Avec un tel plafonnement, on peut calculer une augmentation des loyers de 7 % sur deux ans (3,5 % au 1er janvier 2023 et 3,5 % au 1er janvier 2024). « Dans le parc privé, c’est pire, poursuit le président de la CNL. L’augmentation correspondant à l’IRL du 1er trimestre 2022 (2,48 %) s’applique au bail anniversaire. Il faudra ensuite y ajouter les 3,5 %. Et dans tous les cas, l’augmentation de l’APL (3,5 %) sera insuffisante pour compenser. D’ailleurs, tout le monde ne la touche pas, à l’image des smicards. Le plafond de salaire, pour y avoir droit, devrait être relevé à 1 500 euros. » Pour la CNL, le taux de revalorisation des loyers devrait être de 0 % en 2022 et en 2023. Ainsi, et toujours sans préjuger de la capacité d’Olivier Klein à traiter ses dossiers, Eddie Jacquemart s’interroge sur sa possibilité de discuter, voire de se battre avec Bercy et à persuader le ministre de l’Économie de revoir sa copie. Sauf que, en l’occurrence, le ministre de tutelle n’est pas Bruno Le Maire mais Christophe Béchu qui, lui, est responsable de la Transition écologique et de la Cohésion des territoires. On devine dès lors que la mission confiée au maire de Clichy-sous-Bois ne sera pas facile du tout. Les dossiers sont lourds et nombreux. Dès son arrivée à l’Élysée, en 2017, Emmanuel Macron s’en était pris au logement. Les mesures contre les APL, présentées comme devant être au plus près des besoins des locataires, relevaient en fait d’une politique budgétaire. Elles ont permis d’économiser 15 milliards d’euros en cinq ans. Les jeunes, notamment, en ont fait les frais.

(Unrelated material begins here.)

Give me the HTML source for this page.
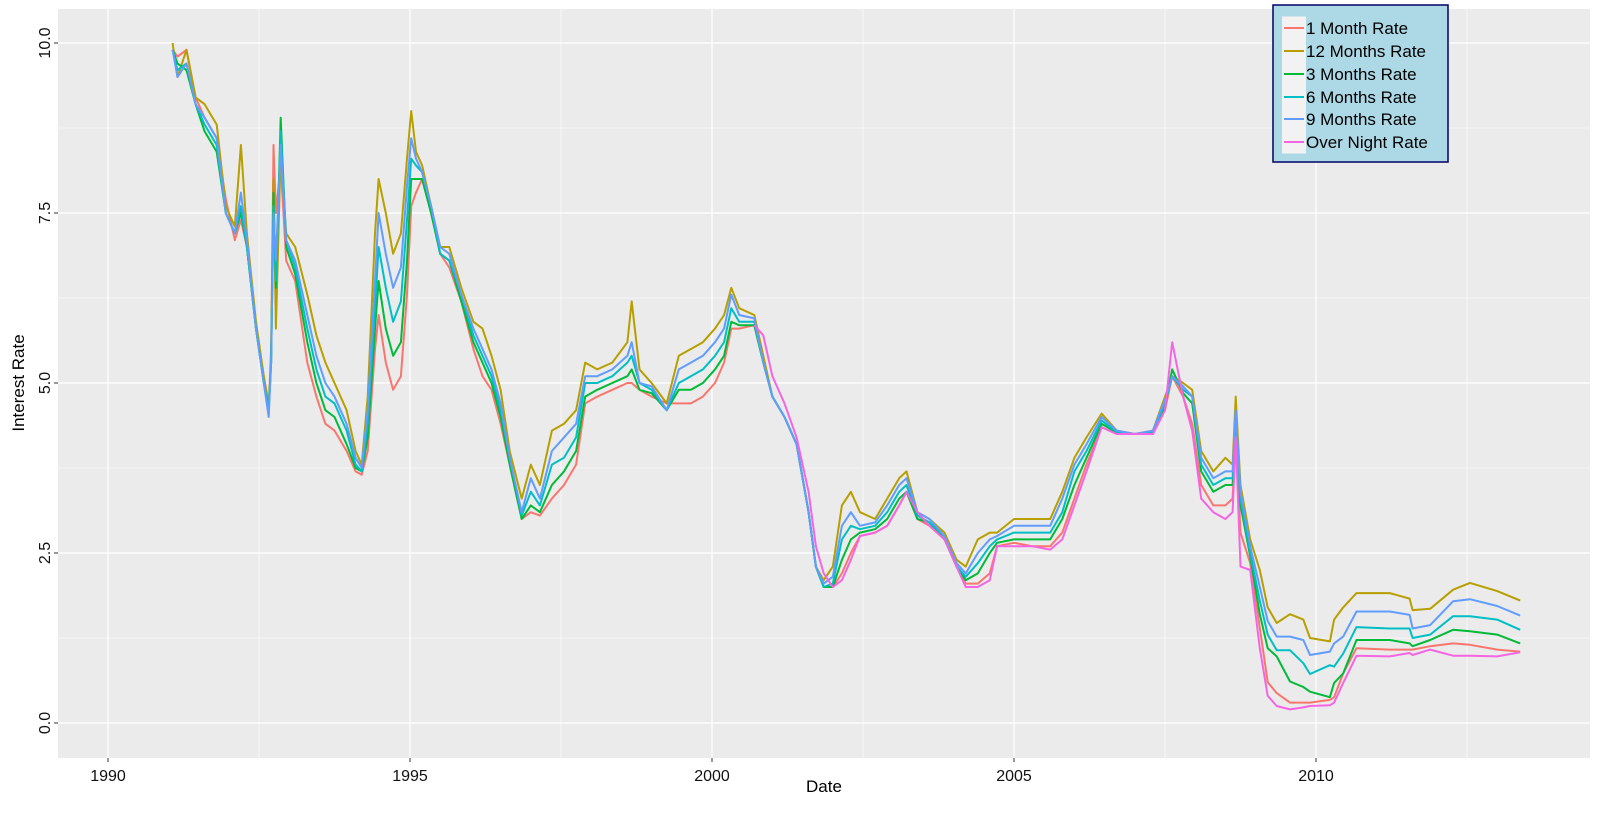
<!DOCTYPE html>
<html><head><meta charset="utf-8"><style>
html,body{margin:0;padding:0;background:#fff;}
svg{display:block;font-family:"Liberation Sans",Arial,sans-serif;}
</style></head><body>
<svg id="chart" width="1600" height="817" viewBox="0 0 1600 817">
<rect x="58" y="9" width="1532" height="749" fill="#EBEBEB"/>
<g id="grid"></g>
<g id="series"></g>
<g id="axes"></g>
<text x="824" y="792" text-anchor="middle" font-size="17" fill="#000">Date</text>
<text transform="translate(24,383) rotate(-90)" text-anchor="middle" font-size="17" fill="#000">Interest Rate</text>
<g id="legend">
<rect x="1273" y="5" width="175" height="157" fill="#ADD8E6" stroke="#000066" stroke-width="1.5"/>
</g>
</svg>
<script>
const dates=[1991.07,1991.15,1991.3,1991.45,1991.6,1991.8,1991.95,1992.1,1992.2,1992.3,1992.45,1992.58,1992.66,1992.7,1992.74,1992.78,1992.86,1992.95,1993.1,1993.3,1993.45,1993.6,1993.75,1993.95,1994.1,1994.2,1994.3,1994.42,1994.48,1994.6,1994.72,1994.85,1994.95,1995.02,1995.1,1995.2,1995.35,1995.5,1995.65,1995.85,1996.05,1996.2,1996.35,1996.5,1996.65,1996.85,1997.0,1997.15,1997.35,1997.55,1997.75,1997.9,1998.1,1998.35,1998.6,1998.67,1998.8,1999.0,1999.25,1999.45,1999.65,1999.85,2000.05,2000.2,2000.32,2000.45,2000.7,2000.85,2001.0,2001.2,2001.4,2001.6,2001.72,2001.85,2002.0,2002.15,2002.3,2002.45,2002.7,2002.9,2003.1,2003.22,2003.4,2003.6,2003.85,2004.05,2004.2,2004.4,2004.6,2004.72,2005.0,2005.3,2005.6,2005.8,2006.0,2006.2,2006.45,2006.7,2007.0,2007.3,2007.5,2007.62,2007.8,2007.95,2008.1,2008.3,2008.5,2008.62,2008.67,2008.75,2008.91,2009.07,2009.2,2009.35,2009.57,2009.79,2009.9,2010.23,2010.3,2010.45,2010.67,2011.22,2011.55,2011.6,2011.89,2012.27,2012.55,2013.0,2013.38];
const rate12m=[10.0,9.5,9.9,9.2,9.1,8.8,7.6,7.3,8.5,7.2,5.9,5.1,4.6,5.5,8.0,5.8,8.4,7.2,7.0,6.3,5.7,5.3,5.0,4.6,4.0,3.8,4.8,7.2,8.0,7.5,6.9,7.2,8.3,9.0,8.4,8.2,7.6,7.0,7.0,6.4,5.9,5.8,5.4,4.9,4.0,3.3,3.8,3.5,4.3,4.4,4.6,5.3,5.2,5.3,5.6,6.2,5.2,5.0,4.7,5.4,5.5,5.6,5.8,6.0,6.4,6.1,6.0,5.4,4.8,4.5,4.1,3.1,2.3,2.1,2.3,3.2,3.4,3.1,3.0,3.3,3.6,3.7,3.1,3.0,2.8,2.4,2.3,2.7,2.8,2.8,3.0,3.0,3.0,3.4,3.9,4.2,4.55,4.3,4.25,4.3,4.8,5.1,5.0,4.9,4.0,3.7,3.9,3.8,4.8,3.5,2.7,2.25,1.7,1.47,1.6,1.52,1.25,1.2,1.52,1.7,1.91,1.91,1.83,1.66,1.68,1.96,2.06,1.94,1.8];
const rate9m=[9.9,9.5,9.7,9.1,8.9,8.6,7.5,7.2,7.8,7.1,5.8,5.0,4.5,5.3,7.5,6.8,8.5,7.1,6.8,6.0,5.4,5.0,4.8,4.4,3.9,3.75,4.6,6.5,7.5,6.9,6.4,6.7,7.9,8.6,8.3,8.1,7.6,7.0,6.9,6.3,5.8,5.5,5.2,4.7,3.9,3.1,3.6,3.3,4.0,4.2,4.4,5.1,5.1,5.2,5.4,5.6,5.0,4.95,4.6,5.2,5.3,5.4,5.6,5.8,6.3,6.0,5.95,5.3,4.8,4.5,4.1,3.1,2.3,2.05,2.15,2.9,3.1,2.9,2.95,3.2,3.5,3.6,3.1,3.0,2.75,2.35,2.2,2.5,2.7,2.75,2.9,2.9,2.9,3.3,3.8,4.1,4.5,4.3,4.25,4.3,4.75,5.1,4.95,4.8,3.9,3.6,3.7,3.7,4.6,3.4,2.6,2.0,1.5,1.27,1.27,1.22,1.0,1.05,1.17,1.27,1.64,1.64,1.59,1.39,1.44,1.79,1.82,1.72,1.58];
const rate6m=[9.9,9.6,9.7,9.1,8.8,8.5,7.5,7.2,7.6,7.0,5.8,5.0,4.6,5.3,7.6,6.5,8.7,7.1,6.7,5.8,5.2,4.8,4.7,4.3,3.8,3.7,4.4,6.1,7.0,6.4,5.9,6.2,7.4,8.3,8.2,8.1,7.6,6.9,6.8,6.3,5.7,5.4,5.1,4.6,3.9,3.05,3.4,3.2,3.8,3.9,4.2,5.0,5.0,5.1,5.3,5.4,5.0,4.9,4.6,5.0,5.1,5.2,5.4,5.6,6.1,5.9,5.9,5.3,4.8,4.5,4.1,3.1,2.3,2.0,2.05,2.7,2.9,2.85,2.9,3.1,3.4,3.5,3.05,2.95,2.75,2.3,2.15,2.35,2.6,2.7,2.8,2.8,2.8,3.1,3.7,4.0,4.45,4.28,4.25,4.28,4.7,5.1,4.9,4.8,3.8,3.5,3.6,3.6,4.5,3.3,2.5,1.8,1.3,1.07,1.07,0.88,0.72,0.85,0.83,1.02,1.41,1.39,1.39,1.25,1.3,1.57,1.57,1.52,1.37];
const rate3m=[9.9,9.7,9.6,9.1,8.7,8.4,7.5,7.2,7.5,7.0,5.8,5.0,4.6,5.3,7.8,6.4,8.9,7.0,6.6,5.6,5.0,4.6,4.5,4.1,3.75,3.7,4.2,5.8,6.5,5.8,5.4,5.6,6.8,8.0,8.0,8.0,7.5,6.9,6.8,6.2,5.6,5.3,5.0,4.5,3.8,3.0,3.2,3.1,3.5,3.7,4.0,4.8,4.9,5.0,5.1,5.2,4.9,4.85,4.6,4.9,4.9,5.0,5.2,5.4,5.9,5.85,5.85,5.3,4.8,4.5,4.1,3.1,2.3,2.0,2.0,2.4,2.7,2.8,2.85,3.0,3.3,3.4,3.0,2.95,2.7,2.3,2.1,2.2,2.5,2.65,2.7,2.7,2.7,3.0,3.5,3.9,4.4,4.27,4.25,4.27,4.65,5.2,4.85,4.7,3.7,3.4,3.5,3.5,4.4,3.2,2.45,1.6,1.1,0.98,0.61,0.53,0.46,0.38,0.59,0.73,1.22,1.22,1.17,1.13,1.22,1.37,1.35,1.3,1.17];
const rate1m=[9.9,9.8,9.9,9.2,8.9,8.6,7.7,7.1,7.4,7.0,5.8,5.1,4.7,5.3,8.5,7.5,8.2,6.8,6.5,5.3,4.8,4.4,4.3,4.0,3.7,3.65,4.0,5.5,6.0,5.3,4.9,5.1,6.3,7.6,7.8,8.0,7.5,6.9,6.7,6.2,5.5,5.1,4.9,4.4,3.8,3.0,3.1,3.05,3.3,3.5,3.8,4.7,4.8,4.9,5.0,5.0,4.9,4.8,4.7,4.7,4.7,4.8,5.0,5.3,5.8,5.8,5.85,5.3,4.8,4.5,4.1,3.1,2.3,2.0,2.0,2.2,2.5,2.75,2.8,2.9,3.2,3.4,3.0,2.9,2.7,2.3,2.05,2.05,2.2,2.6,2.65,2.6,2.6,2.8,3.3,3.8,4.35,4.25,4.25,4.25,4.6,5.1,4.8,4.4,3.5,3.2,3.2,3.3,4.3,2.8,2.35,1.4,0.6,0.44,0.30,0.30,0.30,0.34,0.38,0.73,1.1,1.08,1.08,1.08,1.13,1.17,1.15,1.08,1.05];
const rateON=[null,null,null,null,null,null,null,null,null,null,null,null,null,null,null,null,null,null,null,null,null,null,null,null,null,null,null,null,null,null,null,null,null,null,null,null,null,null,null,null,null,null,null,null,null,null,null,null,null,null,null,null,null,null,null,null,null,null,null,null,null,null,null,null,null,null,5.85,5.7,5.1,4.7,4.2,3.4,2.6,2.2,2.0,2.1,2.4,2.75,2.8,2.9,3.2,3.4,3.1,2.9,2.7,2.3,2.0,2.0,2.1,2.6,2.6,2.6,2.55,2.7,3.2,3.7,4.35,4.25,4.25,4.25,4.6,5.6,4.8,4.3,3.3,3.1,3.0,3.1,4.2,2.3,2.25,1.1,0.4,0.25,0.2,0.23,0.25,0.26,0.3,0.59,0.99,0.98,1.03,1.0,1.08,0.99,0.99,0.98,1.04];
const seriesNames=["1 Month Rate","12 Months Rate","3 Months Rate","6 Months Rate","9 Months Rate","Over Night Rate"];
const seriesData=[rate1m,rate12m,rate3m,rate6m,rate9m,rateON];
const seriesColors=["#F8766D","#B79F00","#00BA38","#00BFC4","#619CFF","#F564E3"];
const xTicks=[1990,1995,2000,2005,2010];
const yTicks=[0,2.5,5,7.5,10];
const yTickLabels=["0.0","2.5","5.0","7.5","10.0"];

const NS="http://www.w3.org/2000/svg";
const X0=58,X1=1590,Y0=9,Y1=758;
function xs(yr){return 108+(yr-1990)*60.4;}
function ys(v){return 723-v*68;}
function mk(tag,attrs,parent){const e=document.createElementNS(NS,tag);for(const k in attrs)e.setAttribute(k,attrs[k]);parent.appendChild(e);return e;}

const grid=document.getElementById('grid');
// minor grid
for(let i=0;i<xTicks.length;i++){
  const m=xTicks[i]+2.5; if(xs(m)<X1){
    const l=mk('line',{x1:xs(m),x2:xs(m),y1:Y0,y2:Y1,stroke:'#fff','stroke-width':0.6},grid);
    
    
  }
}
for(let i=0;i<yTicks.length-1;i++){
  const m=yTicks[i]+1.25;
  const l=mk('line',{x1:X0,x2:X1,y1:ys(m),y2:ys(m),stroke:'#fff','stroke-width':0.6},grid);
  
  
}
const axes=document.getElementById('axes');
xTicks.forEach(t=>{
  const l=mk('line',{x1:xs(t),x2:xs(t),y1:Y0,y2:Y1,stroke:'#fff','stroke-width':1.2},grid);
  
  
  const tk=mk('line',{x1:xs(t),x2:xs(t),y1:Y1,y2:Y1+4,stroke:'#333','stroke-width':1},axes);
  
  
  const tx=mk('text',{x:xs(t),y:Y1+23,'text-anchor':'middle','font-size':16,fill:'#111'},axes);
  tx.textContent=String(t);
  
  
});
yTicks.forEach((t,i)=>{
  const l=mk('line',{x1:X0,x2:X1,y1:ys(t),y2:ys(t),stroke:'#fff','stroke-width':1.2},grid);
  
  
  const tk=mk('line',{x1:X0-4,x2:X0,y1:ys(t),y2:ys(t),stroke:'#333','stroke-width':1},axes);
  
  
  const tx=mk('text',{transform:`translate(${X0-8},${ys(t)}) rotate(-90)`,'text-anchor':'middle','font-size':16,fill:'#111'},axes);
  tx.textContent=yTickLabels[i];
  
  
});

const sg=document.getElementById('series');
seriesData.forEach((vals,si)=>{
  let d='';let pen=false;
  for(let i=0;i<dates.length;i++){
    const v=vals[i];
    if(v===null||v===undefined){pen=false;continue;}
    d+=(pen?'L':'M')+xs(dates[i]).toFixed(1)+','+ys(v).toFixed(1);
    pen=true;
  }
  const p=mk('path',{d:d,fill:'none',stroke:seriesColors[si],'stroke-width':2,'stroke-linejoin':'round'},sg);
  
  
});

const lg=document.getElementById('legend');
const rowsY=[28,51,74,97,119,142];
seriesNames.forEach((n,i)=>{
  const k=mk('rect',{x:1282,y:rowsY[i]-11.5,width:24,height:23,fill:'#F2F2F2'},lg);
  
  
  const l=mk('line',{x1:1284,x2:1304,y1:rowsY[i],y2:rowsY[i],stroke:seriesColors[i],'stroke-width':2},lg);
  
  
  const t=mk('text',{x:1306,y:rowsY[i]+6,'font-size':17,fill:'#000'},lg);
  t.textContent=n;
  
  
});
</script>
</body></html>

Une crise du logement à régler
Mais les APL n’étaient que l’arbre masquant la forêt. La loi Élan (Évolution du logement, de l’aménagement et du numérique) était entre autres sensée relancer la construction de logements. Aujourd’hui, la construction de logements sociaux est en berne. « On compte actuellement deux millions de demandeurs de logements sociaux. Et encore, il y a tous ceux qui ne font pas de demande, découragés par le délai, environ huit ans, qui leur est imposé. » Parmi ses dossier, Olivier Klein a donc à régler une grave crise du logement. « Il lui faudra aussi parler avec les représentants des locataires et non pas seulement avec les propriétaires. Il lui faudra donner les moyens aux organismes de construire du logement abordable et cesser d’aider le secteur privé en leur accordant des millions d’avantages fiscaux. Il doit au contraire restaurer l’aide à la pierre. » La feuille de route du ministre est énorme. Encore faut-il que les dés ne soient pas pipés.